▸ EXERCISE
Look for "React" in the listing below. Gather each line that contains it.

--- Begin ---

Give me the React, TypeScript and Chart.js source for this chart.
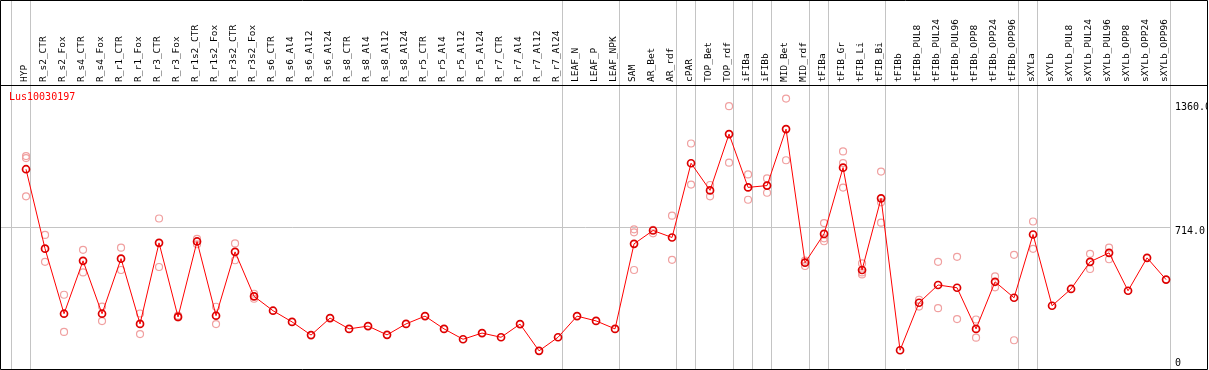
import React, { useEffect, useRef } from 'react';
import { Chart, registerables } from 'chart.js';

Chart.register(...registerables);

// ---------- data ----------
const categories = [
  'HYP',
  'R_s2_CTR', 'R_s2_Fox', 'R_s4_CTR', 'R_s4_Fox', 'R_r1_CTR', 'R_r1_Fox', 'R_r3_CTR', 'R_r3_Fox',
  'R_r1s2_CTR', 'R_r1s2_Fox', 'R_r3s2_CTR', 'R_r3s2_Fox',
  'R_s6_CTR', 'R_s6_Al4', 'R_s6_Al12', 'R_s6_Al24',
  'R_s8_CTR', 'R_s8_Al4', 'R_s8_Al12', 'R_s8_Al24',
  'R_r5_CTR', 'R_r5_Al4', 'R_r5_Al12', 'R_r5_Al24',
  'R_r7_CTR', 'R_r7_Al4', 'R_r7_Al12', 'R_r7_Al24',
  'LEAF_N', 'LEAF_P', 'LEAF_NPK',
  'SAM', 'AR_Bet', 'AR_rdf', 'cPAR', 'TOP_Bet', 'TOP_rdf', 'iFIBa', 'iFIBb', 'MID_Bet', 'MID_rdf',
  'tFIBa', 'tFIB_Gr', 'tFIB_Li', 'tFIB_Bi',
  'tFIBb', 'tFIBb_PUL8', 'tFIBb_PUL24', 'tFIBb_PUL96', 'tFIBb_OPP8', 'tFIBb_OPP24', 'tFIBb_OPP96',
  'sXYLa',
  'sXYLb', 'sXYLb_PUL8', 'sXYLb_PUL24', 'sXYLb_PUL96', 'sXYLb_OPP8', 'sXYLb_OPP24', 'sXYLb_OPP96',
];

const meanValues = [
  1006,
  608, 282, 547, 282, 558, 231, 637, 266,
  644, 272, 592, 369,
  297, 241, 175, 260,
  206, 220, 176, 231,
  270, 206, 154, 185,
  164, 230, 96, 164,
  270, 246, 206,
  632, 699, 664, 1036, 900, 1182, 915, 924, 1207, 538,
  682, 1014, 501, 860,
  99, 337, 426, 412, 206, 442, 362,
  679,
  322, 406, 542, 587, 397, 562, 453,
];

const N = null;
const rep1 = [
  1072,
  677, 377, 602, 318, 613, 283, 759, 272,
  657, 317, 634, 382,
  N, N, N, N,
  N, N, N, N,
  N, N, N, N,
  N, N, N, N,
  N, N, N,
  705, 702, 773, 1135, 927, 1322, 980, 960, 1360, 548,
  736, 1095, 534, 994,
  N, 352, 542, 567, 253, 469, 577,
  744,
  N, N, 582, 613, N, N, N,
];
const rep2 = [
  1062,
  542, 191, 489, 245, 501, 180, 516, 263,
  630, 230, 550, 357,
  N, N, N, N,
  N, N, N, N,
  N, N, N, N,
  N, N, N, N,
  N, N, N,
  690, 685, 552, 929, 870, 1039, 853, 888, 1051, 521,
  660, 1037, 489, 840,
  N, 318, 310, 255, 162, 414, 149,
  607,
  N, N, 506, 555, N, N, N,
];
const rep3 = [
  870,
  N, N, N, N, N, N, N, N,
  N, N, N, N,
  N, N, N, N,
  N, N, N, N,
  N, N, N, N,
  N, N, N, N,
  N, N, N,
  501, N, N, N, N, N, N, N, N, N,
  645, 914, 479, 738,
  N, N, N, N, N, N, N,
  N,
  N, N, N, N, N, N, N,
];

// last category index of each group (group separators drawn just after them)
const groupEnds = [-1, 0, 28, 31, 34, 35, 37, 38, 39, 41, 42, 45, 52, 53, 60];

const yTickValues = [0, 714, 1360];
const yTickLabels = ['0', '714.0', '1360.0'];
const yGridValues = [714];
const geneName = 'Lus10030197';

// ---------- layout / style constants ----------
const W = 1209;
const H = 370;
const HEADER_H = 85;
const Y_AXIS_W = 38;
const X_MIN = -1.37;
const X_MAX = 60.26;
const Y_MAX = 1428;
const SEP_OFFSET = 0.25;
const LABEL_OFFSET = 0.54;
const Y_LABEL_SHIFT = [-7, 4, 9];
const MONO = 'DejaVu Sans Mono';
const GRID = '#c4c4c4';

const toPoints = (arr: (number | null)[]) =>
  arr
    .map((v, i) => (v == null ? null : { x: i, y: v }))
    .filter((p) => p !== null) as { x: number; y: number }[];

const zeroPad = (a: any) => {
  a.paddingLeft = 0;
  a.paddingRight = 0;
  a.paddingTop = 0;
  a.paddingBottom = 0;
};

const yLabelShiftPlugin = {
  id: 'yLabelShift',
  beforeDraw(chart: any) {
    const s = chart.scales.y;
    if (!s) return;
    const items = s.getLabelItems(chart.chartArea);
    items.forEach((it: any, idx: number) => {
      if (it.__shifted) return;
      const shift = Y_LABEL_SHIFT[idx] ?? 0;
      it.options.translation = [it.options.translation[0], it.options.translation[1] + shift];
      it.__shifted = true;
    });
  },
};

const framePlugin = {
  id: 'frame',
  afterDraw(chart: any) {
    const ctx = chart.ctx as CanvasRenderingContext2D;
    const area = chart.chartArea;
    ctx.save();
    ctx.fillStyle = '#fff';
    ctx.fillRect(W - 1, 0, 1, H);
    ctx.strokeStyle = '#000';
    ctx.lineWidth = 1;
    ctx.beginPath();
    ctx.rect(0.5, 0.5, W - 2, H - 1);
    ctx.moveTo(0, area.top + 0.5);
    ctx.lineTo(W - 1, area.top + 0.5);
    ctx.stroke();
    ctx.fillStyle = '#ff0000';
    ctx.font = `10px "${MONO}"`;
    ctx.textAlign = 'left';
    ctx.textBaseline = 'middle';
    ctx.fillText(geneName, 9, area.top + 12);
    ctx.restore();
  },
};

const repStyle = {
  showLine: false,
  pointRadius: 3.5,
  pointBorderWidth: 1.2,
  pointBorderColor: '#f0a0a0',
  pointBackgroundColor: 'rgba(0,0,0,0)',
  borderColor: '#f0a0a0',
  order: 1,
};

export default function App() {
  const ref = useRef<HTMLCanvasElement>(null);

  useEffect(() => {
    document.body.style.margin = '0';
    Chart.defaults.font.family = MONO;
    const canvas = ref.current!;
    const chart = new Chart(canvas, {
      type: 'line',
      data: {
        datasets: [
          {
            label: 'mean',
            data: toPoints(meanValues),
            borderColor: '#ff0000',
            borderWidth: 1,
            tension: 0,
            pointRadius: 3.5,
            pointBorderWidth: 1.7,
            pointBorderColor: '#dd0000',
            pointBackgroundColor: 'rgba(0,0,0,0)',
            order: 0,
          },
          { label: 'rep1', data: toPoints(rep1), ...repStyle },
          { label: 'rep2', data: toPoints(rep2), ...repStyle },
          { label: 'rep3', data: toPoints(rep3), ...repStyle },
        ] as any,
      },
      options: {
        responsive: false,
        animation: false,
        devicePixelRatio: 1,
        layout: { padding: 0, autoPadding: false },
        plugins: {
          legend: { display: false },
          tooltip: { enabled: false },
          title: { display: false },
        },
        scales: {
          x: {
            type: 'linear',
            position: 'top',
            min: X_MIN,
            max: X_MAX,
            bounds: 'data',
            weight: 1,
            afterBuildTicks: (a: any) => {
              a.ticks = categories.map((_, i) => ({ value: i + LABEL_OFFSET }));
            },
            afterFit: (a: any) => {
              a.height = HEADER_H;
              zeroPad(a);
            },
            grid: { display: false, drawTicks: false },
            border: { display: false },
            ticks: {
              autoSkip: false,
              maxRotation: 90,
              minRotation: 90,
              padding: 3,
              color: '#000',
              font: { family: MONO, size: 9.5 },
              callback: (_v: any, i: number) => categories[i],
            },
          },
          xs: {
            type: 'linear',
            position: 'top',
            min: X_MIN,
            max: X_MAX,
            bounds: 'data',
            weight: 0,
            afterBuildTicks: (a: any) => {
              a.ticks = groupEnds.map((e) => ({ value: e + SEP_OFFSET }));
            },
            afterFit: (a: any) => {
              a.height = 0;
              zeroPad(a);
            },
            grid: { color: GRID, lineWidth: 1, drawTicks: true, tickLength: HEADER_H },
            border: { display: false },
            ticks: { display: false },
          },
          y: {
            type: 'linear',
            position: 'right',
            min: 0,
            max: Y_MAX,
            afterBuildTicks: (a: any) => {
              a.ticks = yTickValues.map((v) => ({ value: v }));
            },
            afterFit: (a: any) => {
              a.width = Y_AXIS_W;
              zeroPad(a);
            },
            grid: {
              drawTicks: false,
              color: (ctx: any) =>
                ctx.tick && yGridValues.includes(ctx.tick.value) ? GRID : 'rgba(0,0,0,0)',
            },
            border: { display: false },
            ticks: {
              padding: 4,
              color: '#000',
              font: { family: MONO, size: 10 },
              callback: (_v: any, i: number) => yTickLabels[i],
            },
          },
        },
      } as any,
      plugins: [yLabelShiftPlugin, framePlugin],
    });
    return () => chart.destroy();
  }, []);

  return (
    <canvas
      ref={ref}
      width={W}
      height={H}
      style={{ display: 'block', width: `${W}px`, height: `${H}px` }}
    />
  );
}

--- End ---

▸ RESULT FOR THIS TASK
Give me the React, TypeScript and Chart.js source for this chart.
import React, { useEffect, useRef } from 'react';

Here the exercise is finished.